Monday, December 24, 2012

Waiting

   
Fourth Sunday Of Advent

 Alleluia! Alleluia!
I am the handmaid of the Lord:
let what you have said be done to me.      
Alleluia!  
                     Luke 1:38




 
 Because of the tender mercy of our God
        by which the daybreak from on high will visit  us,
     to shine on those who sit in darkness and death's shadow                                        to guide our feet into the path of peace.
                                                                      Luke 1:78,79 





“What is true of the Advent prayers applies also to Advent in life.  Before the curtain rises and the scene is disclosed, stretching into infinity, expectation mounts in a crescendo of excitement.  Our confidence is well founded and so is the suspense of waiting because the promise is already fulfilled and its truth demonstrated.  Day triumphs and the darkness shrinks back into nothingness-- like the shadows in the wings when the stage is set as a temple of light.  On the fourth Sunday in Advent the acute awareness of shrouded mystery is deepening for the final hour of darkness that heralds the dawn.”
                                    Father Alfred Delp:  The Prison Meditations



When the peace of the Lord comes through me it sparkles my nothingness, my sinfulness, into a field of ice shimmering, blazing.  I am waiting.  I am spinning my moments into prayers.  “Hail Mary full of grace. Blessed art thou among women. Blessed is the fruit of thy womb Jesus.”  Saying yes to God without hesitation to restore what Eve undid. How we are descendents of Eve. I am in line with her.  Yet, Mother Mary comes to us ready to intercede on our behalf, even Eve is forgiven.  O, woman, waiting with child in the harsh desert, in a dark and dangerous night.  Love illuminated in the minimal poverty of a stable. What joy. What unspeakable and quiet joy between Blessed Mary’s arms cradling God come into our realm. Embracing both from the beginning; a manger become an altar; an infant a lamb.  His incomprehensible grace; God become one of us to restore us to Him.  Dominions crouching low and hovering.

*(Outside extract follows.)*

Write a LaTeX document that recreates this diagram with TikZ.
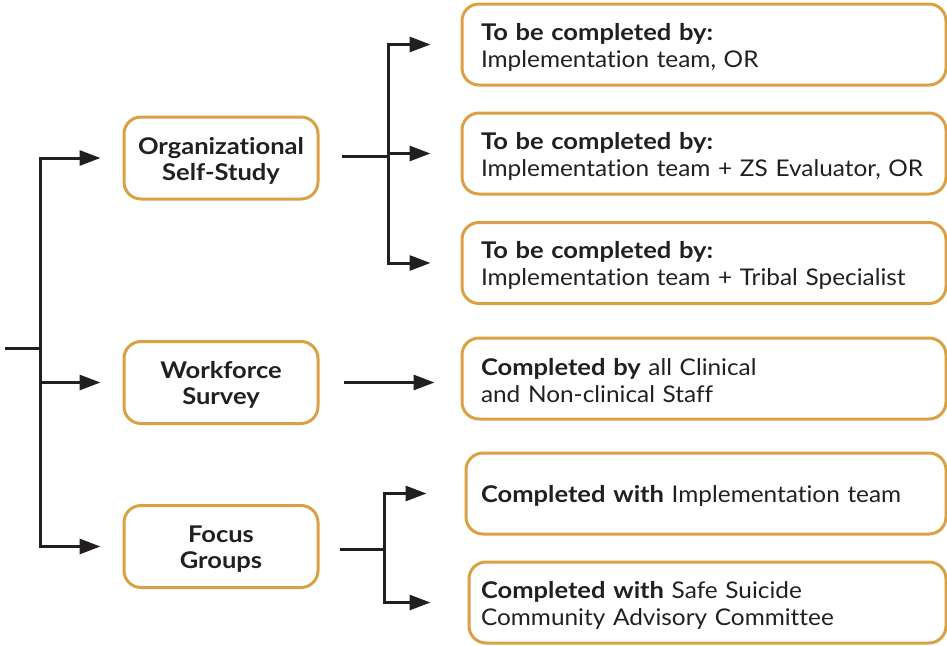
\documentclass[tikz,border=0pt]{standalone}
\usepackage{fontspec}
\setmainfont{Lato}[Ligatures={NoCommon}, FakeStretch=1.06, BoldFeatures={FakeStretch=1.11}]
\usetikzlibrary{arrows.meta}
\definecolor{gold}{HTML}{D9A143}
\definecolor{ink}{HTML}{231F20}
\newcommand{\lift}{\rule{0pt}{22pt}}
\tikzset{
  box/.style={draw=gold, line width=3pt, rounded corners=17pt, text=ink,
    font=\fontsize{23}{27}\selectfont, inner ysep=0pt},
  lbox/.style={box, minimum width=194pt, minimum height=82pt, align=center, inner xsep=0pt,
    font=\fontsize{23}{26}\selectfont\bfseries},
  rbox/.style={box, minimum height=81pt, align=left},
  conn/.style={draw=ink, line width=3pt},
  arr/.style={conn, -{Triangle[length=21pt,width=15pt]}},
}
\begin{document}
\begin{tikzpicture}[x=1pt,y=-1pt]
\useasboundingbox (0,0) rectangle (947,645);
% left boxes
\node[lbox] (org) at (221,158) {\lift Organizational\\Self-Study};
\node[lbox] (wf) at (221,382.5) {\lift Workforce\\Survey};
\node[lbox] (fg) at (221,546.5) {\lift Focus\\Groups};
% right boxes
\node[rbox, inner xsep=19pt, text width=446pt] (r1) at (704,44.5)
  {\lift\textbf{To be completed by:}\\Implementation team, OR};
\node[rbox, inner xsep=19pt, text width=446pt] (r2) at (704,153.5)
  {\lift\textbf{To be completed by:}\\Implementation team + ZS Evaluator, OR};
\node[rbox, inner xsep=19pt, text width=446pt] (r3) at (704,263)
  {\lift\textbf{To be completed by:}\\Implementation team + Tribal Specialist};
\node[rbox, inner xsep=19pt, text width=446pt] (r4) at (704,378.5)
  {\lift\textbf{Completed by} all Clinical\\and Non-clinical Staff};
\node[rbox, inner xsep=15pt, text width=450pt] (r5) at (706,493.5)
  {\lift\textbf{Completed with} Implementation team};
\node[rbox, inner xsep=12pt, text width=453pt] (r6) at (707.5,602.5)
  {\lift\textbf{Completed with} Safe Suicide\\Community Advisory Committee};
% junctions
\coordinate (root) at (5,348);
\coordinate (j0) at (40,348);
\coordinate (j1) at (388,156);
\coordinate (j2) at (384,549);
% connectors
\draw[conn] (root) -- (j0);
\draw[arr, shorten >=22pt] (j0) |- (org);
\draw[arr, shorten >=22pt] (j0) |- (wf);
\draw[arr, shorten >=22pt] (j0) |- (fg);
\draw[conn, shorten <=22pt] (org.east |- j1) -- (j1);
\draw[arr, shorten >=30pt] (j1) |- (r1);
\draw[arr, shorten >=30pt] (j1) |- (r2);
\draw[arr, shorten >=30pt] (j1) |- (r3);
\draw[arr, shorten <=24pt, shorten >=26pt] (wf.east) -- (wf.east -| r4.west);
\draw[conn, shorten <=20pt] (fg.east |- j2) -- (j2);
\draw[arr, shorten >=38pt] (j2) |- (r5);
\draw[arr, shorten >=37pt] (j2) |- (r6);
\end{tikzpicture}
\end{document}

We wait now for Your birth in the revolutions of darkness. We wait for Your salvation in the everlasting of Your arms cradling, singing softly our redemption song. Our fallen suffering always the shadows of halos; we are dying and graced with eternal life. In between Your birth and coming again, we wait and prepare the way by breaking open to Your love come through us in our helplessness. I am beneath the rain turning to ice falling, waiting for the morning of You in the deepest night of me.